Byung-Chul Han, Şeffaflık Toplumu kitabında “şeffaflık toplumunun ne enformasyonda ne de görüş alanında boşluğa tahammülü vardır. Ama gerek düşünce gerekse ilham boşluğa ihtiyaç duyar” der. Cioran’ın “boşluk” kavramını irdelemesini zaten her kitabında görüyoruz ama bu kitabında hatırı sayılır bir yer vermiş bu kavrama. Chul Han’ın söylediği farklı bir bağlamda ele alınabilir ama Cioran’ın boşluğu da onu dış dünyadan koparan ve onun düşüncesini bileyen bir şeye dönüşüyor. Toplumsal hastalıktan kurtulup kendi kendine oluşturduğu boşluk sayesinde hem ilhama hem düşünceye varmaya çalışıyor yazar.
İsmet Özel şiirinde “Benim elbet bir bildiğim var: hayat saçma sapandır” der. Bu noktayı Cioran “hayat sonsuzluğun –anbean yaşanan- krizidir, hiçbir yasanın önleyemediği bir saçmalık patlamasıdır” şeklinde yorumlar kendine göre. Şair ve filozofun buluşup birbirine temas ettiği noktadır burası. Bu iki “cins” kafanın belki de az yerde buluştuğu noktadır dünyanın saçmalığı. Hatta her cins kafanın belki de. Bu iki adamı niye bu kadar sevdiğimi Cioran’ın bu kitabıyla daha iyi fark ettim.
Zaman ve müzik kavramlarının Cioran’ın vazgeçemediği iki kavram olduğunu onu daha önce okuyanlar fark etmiştir. Tabiî ki Tanpınar’da olduğu gibi “zaman ve musikî” gibi algılanmasın ama temel bakışlarda bir benzerlik söz konusu olabilir yine de. Fakat farklı pencerelerden. Müziğin gücü ve zamanın verdiği ıstırap Cioran’ın hayatının her bölümünü her anını etkilemiştir, olumlu veya olumsuz. Bu kavramları daha yoğun kullandığı kitapları olsa da Hiçliğe Açılan Pencere’de de hatırı sayılır şekilde irdeliyor bunları. Cioran’ın en güzel pasajlarının bazılarının zaman konusunda söyledikleri olduğunu da düşünüyorum. Zaman’a normal bir insandan ziyade derinine nüfuz etmeye çalışarak bakmaya çalışıyor. Bu da ona acı veriyor.
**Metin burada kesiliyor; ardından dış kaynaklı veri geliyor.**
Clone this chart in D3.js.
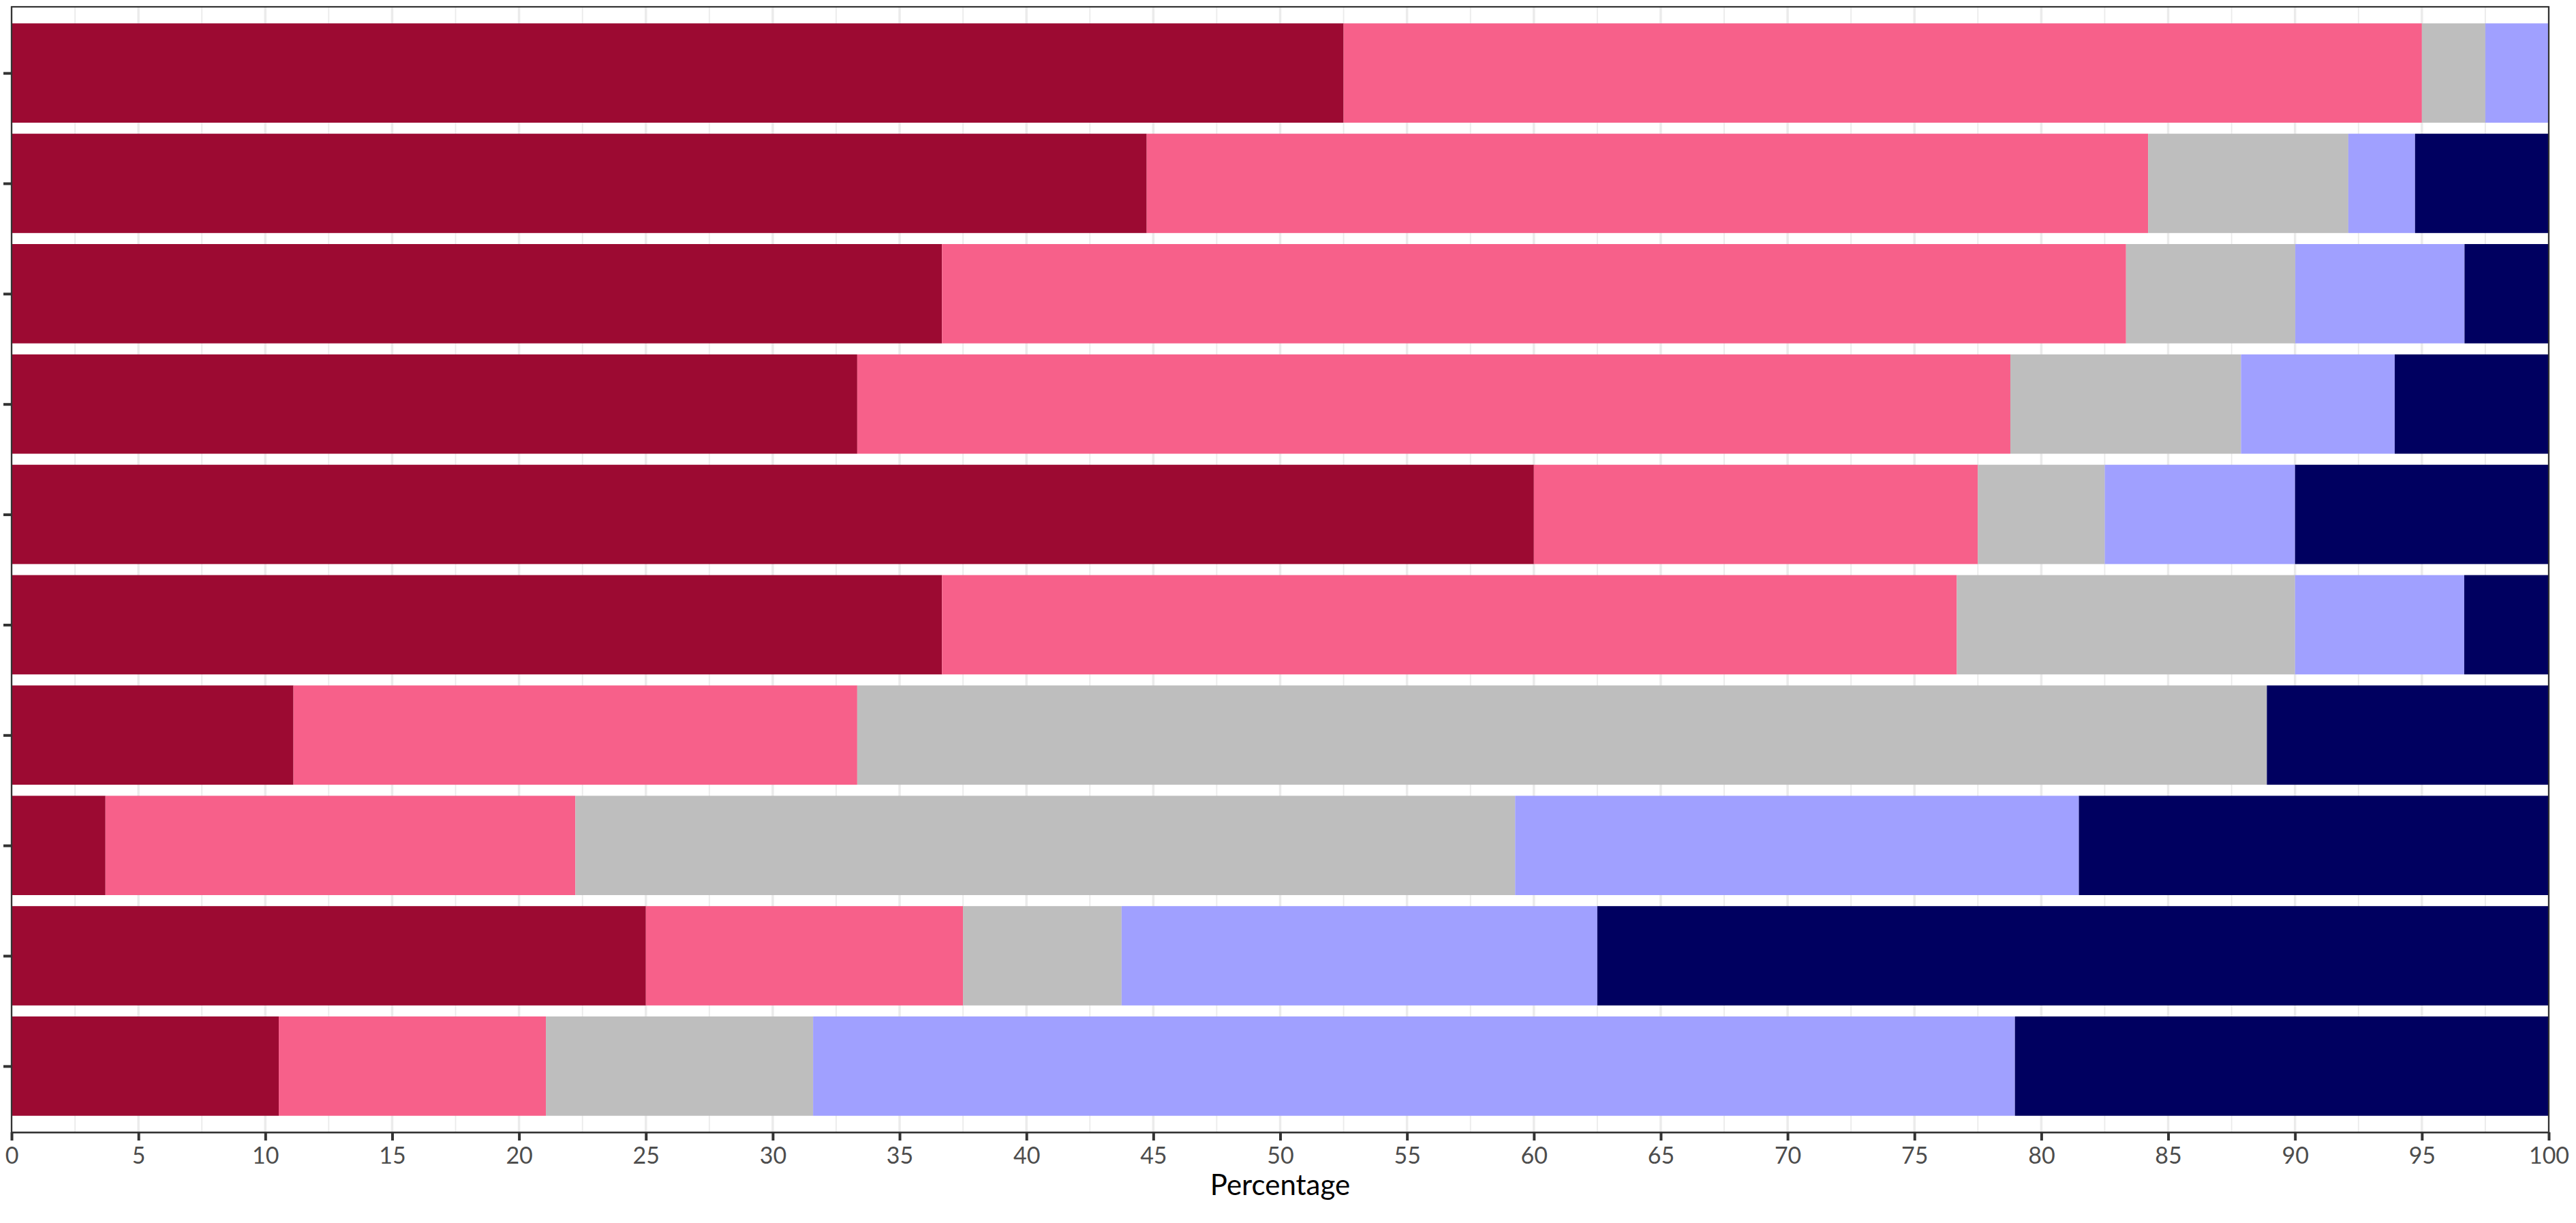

İnsan her zaman sıkı kitaplar okuyamıyor. En azından bu benim için böyle. Oturup saatlerce okunabilecek bir yazar değil Cioran, yazdıklarının yoğunluğundan dolayı. Ancak kitaplarının her an elimin altında oluşu (okunmuş veya okunmamış) bir okur olarak bana, bunaldığım zamanlarda gidip dertleşebileceğim bir büyüğümün olduğu hissini veriyor. Ne garip değil mi bunu Cioran hakkında söylemem. Bunu mizahının gücü sayesinde olduğunu düşünüyorum. Evet, Cioran karamsar bir yazar ancak örneğin bir Sylvia Plath siyahlığında değil. Onu bu siyahlıktan ara ara parlayan mizah ışıkları kurtarıyor.